Tuesday, 16 December 2014

Harissa Leg of Lamb

Well I guess if it's Tuesday, it must be Bedlam(b)! So lame right? And you'd have to be 55 or older to even get that one! I made the lamb curry last Tuesday and that's my day off to cook. I always troll for meat bargains when I shop and with $12.00 for a small pack of stewing beef and $11.00 for a small pack of hamburger meat, a boneless leg of fresh lamb at $20.00 seemed like the bargain of the century today. So not to be Tuesday lamb obsessed, I was looking for a flavour vehicle for a Harissa sauce that I wanted to try out. And my God, I'm not sorry I did. Harissa flavour is native to Northern Africa. Tunisia to be precise. And I am so fascinated with all African inspired dishes lately. And a Harissa sauce is one of those sauces that probably has a thousand variations on it, so you don't have to be precise like a French sauce where you have to nail it every single time. And you can use this on a shoulder cut as well. Just slow cook it for 7 hours to where it has the texture of pulled pork. But since I got the bargain on the leg today, we'll do it traditional roast style. But you can use this sauce as a condiment as well. Use it in place of ketchup or HP Sauce. This is flavour town baby!
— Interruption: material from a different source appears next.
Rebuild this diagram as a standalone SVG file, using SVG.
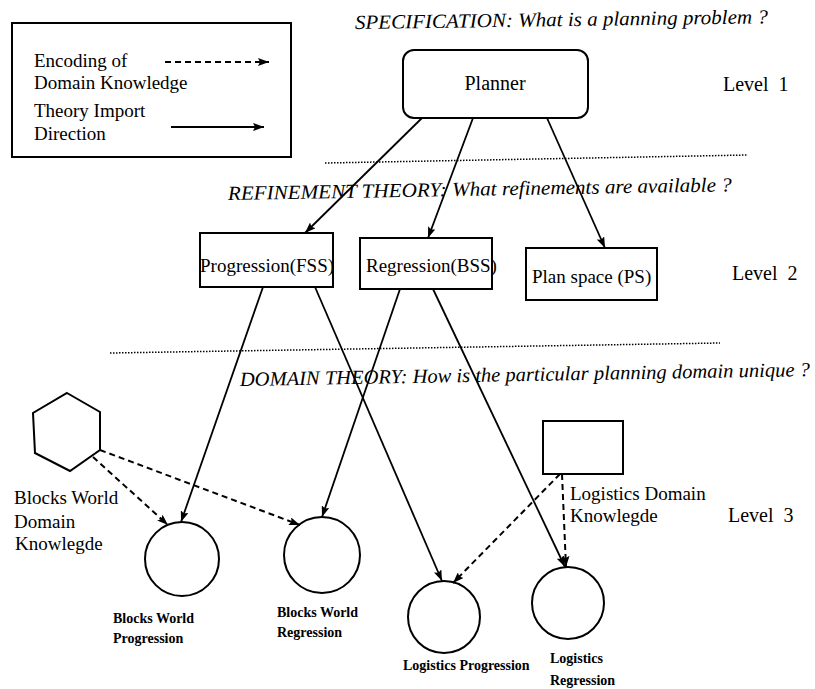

So let's make the sauce first. You'll need:
6 dried chilies of any kind. I used 2 of each of Ancho, Arbol and Guajillo (Side note - This is why it pays to stock your pantry since I had these chilies in the cupboard from my Posole Rojo recipe)
1 Teaspoon of Caraway Seed
1 Teaspoon of Coriander Seed
1 Teaspoon of Cumin Seed
1/4 teaspoon of chili flakes
4 peeled garlic cloves
1 teaspoon of salt or kosher salt
2 generous tablespoons of extra virgin olive oil. And more. I'll explain
That's the basic sauce and you can add some options. This is damn spicy, so you want might to add
Zest and juice of a lemon (which I did)
1 tablespoon of chopped mint or cilantro. I used mint, but cilantro would be awesome too. Or even parsley
Some sundried tomatoes or yogurt. Suit yourself. I was happy without it.
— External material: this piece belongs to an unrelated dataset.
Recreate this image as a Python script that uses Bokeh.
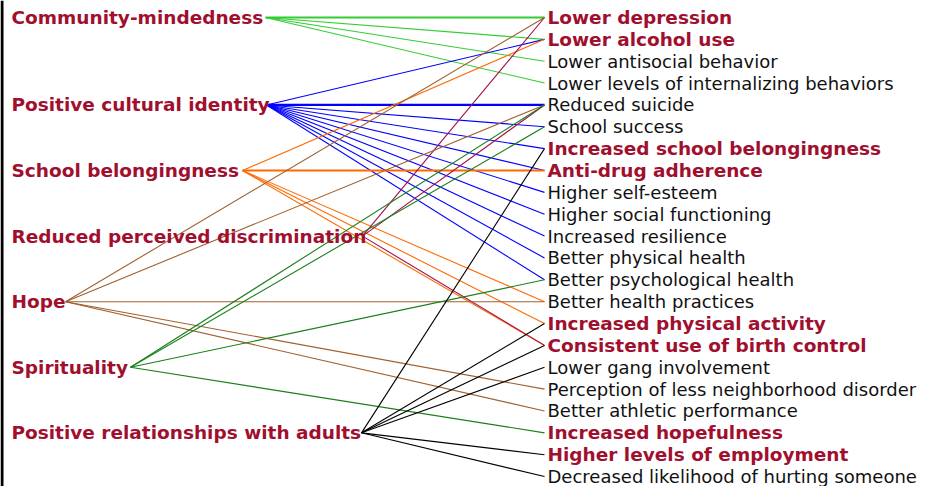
from bokeh.plotting import figure
from bokeh.models import Range1d, ColumnDataSource, Span
from bokeh.core.properties import value
from bokeh.embed import file_html
from bokeh.resources import INLINE

# ---- data ----
left_nodes = ["Community-mindedness", "Positive cultural identity", "School belongingness",
              "Reduced perceived discrimination", "Hope", "Spirituality",
              "Positive relationships with adults"]
left_rows = [0, 4, 7, 10, 13, 16, 19]
left_label_end = [265, 266, 242, 362, 65, 130, 361]
left_colors = ["#33cc33", "#0000ff", "#ff6a00", "#a0124a", "#a0602d", "#1a7f1a", "#000000"]

right_nodes = ["Lower depression", "Lower alcohol use", "Lower antisocial behavior",
               "Lower levels of internalizing behaviors", "Reduced suicide", "School success",
               "Increased school belongingness", "Anti-drug adherence", "Higher self-esteem",
               "Higher social functioning", "Increased resilience", "Better physical health",
               "Better psychological health", "Better health practices",
               "Increased physical activity", "Consistent use of birth control",
               "Lower gang involvement", "Perception of less neighborhood disorder",
               "Better athletic performance", "Increased hopefulness",
               "Higher levels of employment", "Decreased likelihood of hurting someone"]
right_highlight = [1, 1, 0, 0, 0, 0, 1, 1, 0, 0, 0, 0, 0, 0, 1, 1, 0, 0, 0, 1, 1, 0]

link_source = [0, 0, 0, 0,
               1, 1, 1, 1, 1, 1, 1, 1, 1, 1,
               2, 2, 2, 2, 2,
               3, 3, 3,
               4, 4, 4, 4, 4,
               5, 5, 5, 5,
               6, 6, 6, 6, 6, 6]
link_target = [0, 1, 2, 3,
               1, 4, 5, 6, 7, 8, 9, 10, 11, 12,
               1, 7, 13, 14, 15,
               0, 4, 15,
               0, 4, 13, 17, 18,
               4, 5, 12, 19,
               6, 14, 15, 16, 20, 21]
link_strong = [1, 0, 0, 0,
               0, 1, 0, 0, 0, 0, 0, 0, 0, 0,
               0, 1, 0, 0, 0,
               0, 0, 0,
               0, 0, 0, 0, 0,
               0, 0, 0, 0,
               0, 0, 0, 0, 0, 0]

# ---- build ----
LABEL_RED = "#a10f2f"
FONT = "DejaVu Sans"
W, H = 917, 486
ROW0, PITCH = 17.0, 21.86   # pixel position of row 0 and row pitch
RIGHT_X = 544
RIGHT_LABEL_X = 547
LEFT_LABEL_X = 11

p = figure(width=W, height=H, output_backend="svg", toolbar_location=None,
           x_range=Range1d(0, W),
           y_range=Range1d((H - ROW0) / PITCH, -ROW0 / PITCH),
           min_border=0, outline_line_color=None)
p.axis.visible = False
p.grid.visible = False
p.background_fill_color = "white"

x0 = [left_label_end[s] for s in link_source]
y0 = [left_rows[s] for s in link_source]
x1 = [RIGHT_X] * len(link_target)
y1 = [float(t) for t in link_target]
col = [left_colors[s] for s in link_source]
lw = [2.2 if s else 1.1 for s in link_strong]
p.segment(x0=x0, y0=y0, x1=x1, y1=y1, line_color=col, line_width=lw)

left_src = ColumnDataSource(dict(x=[LEFT_LABEL_X] * len(left_nodes), y=left_rows, t=left_nodes))
p.text(x="x", y="y", text="t", source=left_src, text_font=value(FONT),
       text_font_style="bold", text_font_size="18.5px", text_color=LABEL_RED,
       text_baseline="middle", text_align="left")

rb = [i for i, h in enumerate(right_highlight) if h]
rn = [i for i, h in enumerate(right_highlight) if not h]
p.text(x=[RIGHT_LABEL_X] * len(rb), y=rb, text=[right_nodes[i] for i in rb],
       text_font=value(FONT), text_font_style="bold", text_font_size="18.5px",
       text_color=LABEL_RED, text_baseline="middle", text_align="left")
p.text(x=[RIGHT_LABEL_X] * len(rn), y=rn, text=[right_nodes[i] for i in rn],
       text_font=value(FONT), text_font_size="18px",
       text_color="#111111", text_baseline="middle", text_align="left")

p.add_layout(Span(location=1.5, dimension="height", line_color="black", line_width=3))

open("out.html", "w").write(file_html(p, INLINE))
Start by hydrating your chili peppers. Cover with boiling water and let them rehydrate for 30 minutes.
Toast your spices in a dry skillet just until they give fragrance and bash them up in a mortar and pestle. Drain your chili peppers and stem and discard the seeds. (Wear gloves for this unless you thrive on danger and pain). Save the remaining water for a minute. Put your spices and peppers and garlic and salt and everything but the olive oil into a food processer and start it up. Slowly drizzle in your olive oil until you have a paste. You basically want ketchup consistency here. Thin it down with your chili water if it's too thick. Taste for salt. But you need to put this in fridge overnight, so better to taste for seasoning when you serve since the flavours will develop. Put it in a Mason Jar and cover the top with a thin layer of olive oil and refrigerate.

For the roast:
I used a boneless leg of lamb, but a shoulder of pork or lamb would be awesome too. Same technique. Rub the sauce onto the meat and cover and refrigerate overnight. If you use a shoulder of anything, place the meat in a roast pan and bake at 285 degrees F for 6 or 7 hours. Covered and with 2 cups of water in the pan. For a boneless leg, I preheated to 450 degrees and roasted for 20 minutes. Then reduce the heat to 350 and bake for 25-30 minutes per pound. Uncovered the whole time. Let rest for 10 minutes under tin foil before you serve it.

Just of note, you can use this sauce as a condiment. It will keep in your fridge for up to a month. Put a new layer of olive oil on it each time you use it. But you can put it on burgers or eggs or sandwiches or even if you make a hummus, throw a few spoonfuls on top. So delish! I could eat it from the jar actually. God Bless Africa and thank you for the flavour you give us! You can serve this with any side you like. But if you do the slow roasted method, it's recommended that you shred it and serve with Naan bread or lettuce to wrap it in. Enjoy friends!